Alhawsawi will let historians decide her place in the record books. A U.S. permanent resident, she remains a citizen of Saudi Arabia and believes she is the first Saudi woman to become a licensed pilot.
One other Saudi woman publicly claims that distinction, saying she earned a pilot's license in Jordan to join the private flight staff of a Saudi prince.
According to the Federal Aviation Administration, yet another Saudi woman secured an FAA license, in 1997. The FAA will not name that pilot, citing privacy laws, and Alhawsawi cannot imagine who it could be.
The sky is big enough for three women pilots from Saudi Arabia, Nawal likes to say. Besides, there is a more pressing precedent she hopes to set.
Soon after arriving in Cleveland, she went to work for the Cuyahoga County Department of Children's Services, which liked her Arabic fluency and her experience as a hospital administrator. She became a social worker assigned to abused immigrant women and children, often Muslims.
While the stories of domestic violence unnerved her, the work of her colleagues inspired her. Domestic violence in Saudi Arabia, as in much of the Middle East, is seldom addressed directly and effectively, Alhawsawi said.
"There are shelters.
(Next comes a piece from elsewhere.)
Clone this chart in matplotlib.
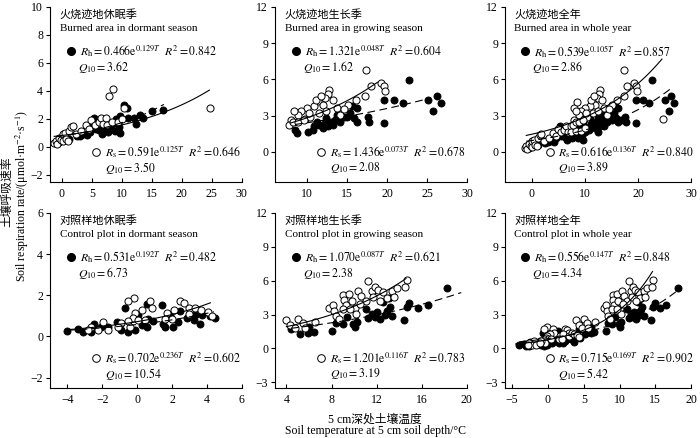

But workers return victims to the abuser," she said. "In hospitals, I've seen abused women contemplating suicide because there was no way out."
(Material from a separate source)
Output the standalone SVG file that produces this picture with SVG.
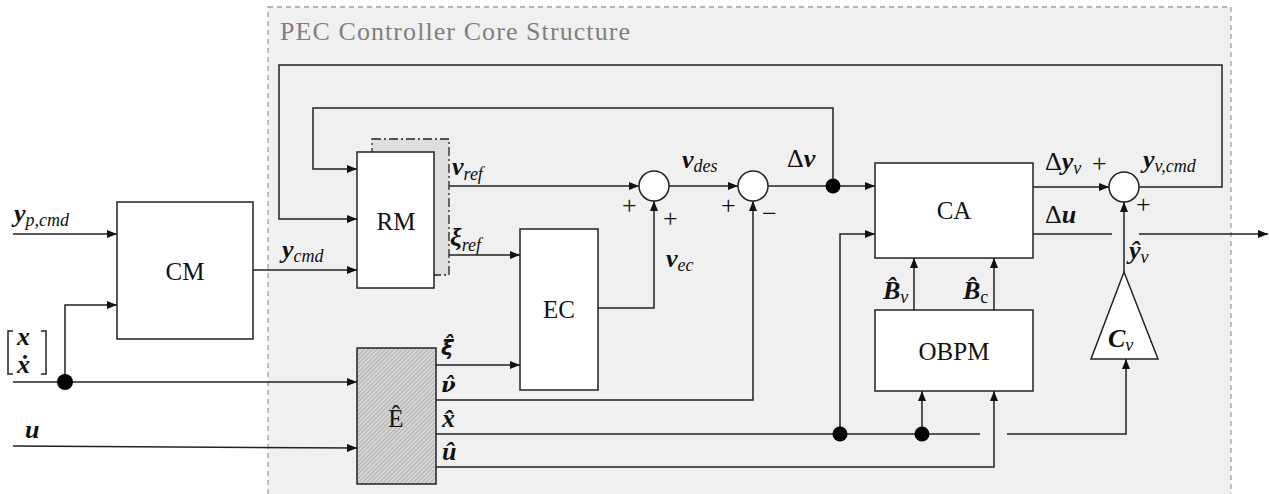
<svg xmlns="http://www.w3.org/2000/svg" width="1269" height="494" viewBox="0 0 1269 494">
<style>
.ln{fill:none;stroke:#222;stroke-width:1.5}
.box{fill:#fff;stroke:#222;stroke-width:1.5}
.blk{font-family:"Liberation Serif","DejaVu Serif",serif;font-size:25px;fill:#111;text-anchor:middle}
.v{font-family:"Liberation Serif","DejaVu Serif",serif;font-size:26px;font-weight:bold;font-style:italic;fill:#111}
.vd{font-family:"DejaVu Serif",serif;font-size:21px;font-weight:bold;font-style:italic;fill:#111}
.vs{font-family:"DejaVu Sans",sans-serif;font-size:21px;font-weight:bold;font-style:italic;fill:#111}
.s{font-size:18px;font-weight:normal;font-style:italic}
.su{font-size:18px;font-weight:normal;font-style:normal}
.d{font-weight:normal;font-style:normal}
.sg{font-family:"Liberation Serif","DejaVu Serif",serif;font-size:26px;fill:#111}
.dot{fill:#000}
</style>
<defs>
<marker id="ar" markerWidth="10" markerHeight="8" refX="10" refY="4" orient="auto" markerUnits="userSpaceOnUse">
<path d="M0,0 L10,4 L0,8 Z" fill="#111"/>
</marker>
<pattern id="hatch" width="3" height="3" patternUnits="userSpaceOnUse" patternTransform="rotate(45)">
<rect width="3" height="3" fill="#d6d6d6"/>
<line x1="0" y1="0" x2="0" y2="3" stroke="#8a8a8a" stroke-width="1"/>
</pattern>
</defs>

<g id="core-frame">
<rect x="268" y="7" width="963" height="500" fill="#f0f0f0" stroke="#a0a0a0" stroke-width="1.3" stroke-dasharray="5,4"/>
<text x="280" y="40" font-family="Liberation Serif, DejaVu Serif, serif" font-size="26" fill="#7f7f7f" textLength="350">PEC Controller Core Structure</text>
</g>

<g id="connectors">
<path class="ln" d="M13,234 H117" marker-end="url(#ar)"/>
<path class="ln" d="M13,382 H357" marker-end="url(#ar)"/>
<path class="ln" d="M65,382 V305 H117" marker-end="url(#ar)"/>
<path class="ln" d="M13,446 L357,448" marker-end="url(#ar)"/>
<path class="ln" d="M253,270 H357" marker-end="url(#ar)"/>
<path class="ln" d="M1139,187 H1222 V65 H279 V219 H357" marker-end="url(#ar)"/>
<path class="ln" d="M833,186 V108 H313 V169 H357" marker-end="url(#ar)"/>
<path class="ln" d="M434,186 H639" marker-end="url(#ar)"/>
<path class="ln" d="M434,255 H520" marker-end="url(#ar)"/>
<path class="ln" d="M598,308 H654 V201" marker-end="url(#ar)"/>
<path class="ln" d="M669,186 H738" marker-end="url(#ar)"/>
<path class="ln" d="M436,400 H753 V201" marker-end="url(#ar)"/>
<path class="ln" d="M768,186 H875" marker-end="url(#ar)"/>
<path class="ln" d="M840,434 V234 H875" marker-end="url(#ar)"/>
<path class="ln" d="M1033,187 H1109" marker-end="url(#ar)"/>
<path class="ln" d="M1033,234 H1112"/>
<path class="ln" d="M1139,234 H1268" marker-end="url(#ar)"/>
<path class="ln" d="M1124,272 V202" marker-end="url(#ar)"/>
<path class="ln" d="M914,310 V258" marker-end="url(#ar)"/>
<path class="ln" d="M994,310 V258" marker-end="url(#ar)"/>
<path class="ln" d="M436,365 H520" marker-end="url(#ar)"/>
<path class="ln" d="M436,434 H980"/>
<path class="ln" d="M1007,434 H1126 V359" marker-end="url(#ar)"/>
<path class="ln" d="M922,434 V391" marker-end="url(#ar)"/>
<path class="ln" d="M436,467 H994 V391" marker-end="url(#ar)"/>
<circle class="dot" cx="65" cy="382" r="8"/>
<circle class="dot" cx="833" cy="186" r="7.5"/>
<circle class="dot" cx="840" cy="434" r="7.5"/>
<circle class="dot" cx="922" cy="434" r="7.5"/>
</g>

<g id="CM">
<rect class="box" x="117" y="202" width="136" height="137"/>
<text class="blk" x="185" y="280">CM</text>
</g>

<g id="RM">
<rect x="372" y="139" width="77" height="136" fill="#dedede" stroke="#222" stroke-width="1.3" stroke-dasharray="9,3,2,3"/>
<rect class="box" x="357" y="152" width="77" height="136"/>
<text class="blk" x="396" y="230">RM</text>
</g>

<g id="EC">
<rect class="box" x="520" y="229" width="78" height="161"/>
<text class="blk" x="559" y="318">EC</text>
</g>

<g id="E">
<rect x="357" y="348" width="79" height="136" fill="url(#hatch)" stroke="#222" stroke-width="1.5"/>
<text class="blk" x="396" y="427">Ê</text>
</g>

<g id="sum1"><circle class="box" cx="654" cy="186" r="15"/></g>
<g id="sum2"><circle class="box" cx="753" cy="186" r="15"/></g>
<g id="sum3"><circle class="box" cx="1124" cy="187" r="15"/></g>

<g id="CA">
<rect class="box" x="875" y="163" width="158" height="95"/>
<text class="blk" x="954" y="219">CA</text>
</g>

<g id="OBPM">
<rect class="box" x="875" y="310" width="158" height="81"/>
<text class="blk" x="954" y="360">OBPM</text>
</g>

<g id="Cv">
<path class="box" d="M1124,272 L1158,359 L1091,359 Z"/>
<text class="v" x="1108" y="347" font-size="25">C<tspan class="s" dy="4">v</tspan></text>
</g>

<g id="labels">
<text class="v" x="14" y="222">y<tspan class="s" dy="4">p,cmd</tspan></text>
<path class="ln" d="M13,331 H8 V374 H13 M41,331 H46 V374 H41" stroke-width="1.3"/>
<text class="v" x="17" y="345" font-size="17">x</text>
<text class="v" x="17" y="373" font-size="17">ẋ</text>
<text class="v" x="25" y="438" font-size="25">u</text>
<text class="v" x="282" y="258">y<tspan class="s" dy="4">cmd</tspan></text>
<text class="v" x="452" y="175">ν<tspan class="s" dy="5">ref</tspan></text>
<text class="v" x="450" y="246">ξ<tspan class="s" dy="5">ref</tspan></text>
<text class="sg" x="622" y="214">+</text>
<text class="sg" x="663" y="227">+</text>
<text class="v" x="682" y="168">ν<tspan class="s" dy="4">des</tspan></text>
<text class="sg" x="721" y="214">+</text>
<text class="sg" x="762" y="222">−</text>
<text class="v" x="666" y="267">ν<tspan class="s" dy="4">ec</tspan></text>
<text class="v" x="787" y="167"><tspan class="d">Δ</tspan>ν</text>
<text class="v" x="1045" y="170"><tspan class="d">Δ</tspan>y<tspan class="s" dy="4">v</tspan></text>
<text class="sg" x="1092" y="172">+</text>
<text class="v" x="1143" y="168">y<tspan class="s" dy="4">v,cmd</tspan></text>
<text class="sg" x="1136" y="213">+</text>
<text class="v" x="1045" y="223"><tspan class="d">Δ</tspan>u</text>
<text class="v" x="1129" y="259">ŷ<tspan class="s" dy="4">v</tspan></text>
<text class="v" x="883" y="299">B̂<tspan class="s" dy="4">v</tspan></text>
<text class="v" x="963" y="299">B̂<tspan class="su" dy="4">c</tspan></text>
<text class="vs" x="441" y="355">ξ̂</text>
<text class="vd" x="441" y="392">ν̂</text>
<text class="v" x="442" y="427">x̂</text>
<text class="v" x="442" y="460">û</text>
</g>
</svg>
Cuyahoga County offered a revelation: "When you give someone help, you can save lives."
She helped to launch outreach efforts in the local Arab-American and Muslim community and impressed many with her passion and skill.
"I don't really question that she can achieve great things," said Dawn Kolograf, executive director of the West Side Community House, a social service agency that worked with Alhawsawi to help refugee families.
"Once she gets started, she's like a fire," said Aminah Abdulhaqq, a fellow social worker. "She's going to get it done."
Alhawsawi left Children's Services last year to focus on college and flight school, but she did not forget what she learned. Her husband is onboard with her new plan.
After finishing coursework at the University of Akron, where she's pursuing a master's degree in marriage and family therapy -- at King Abdullah's expense -- she plans to return to Saudi Arabia and introduce domestic violence training. She will start in her hometown, Islam's holiest city, with high hopes.
"We have a new prince, he's a cool prince, he's awesome," she said.
She sees herself one day piloting jetliners in Qatar or the United Arab Emirates -- Arabic nations where women enjoy more equality -- but not before the new quest is met.
"I feel I have to do this," she said. "I would feel so guilty if all I did in my life, after knowing what I know, is fly.”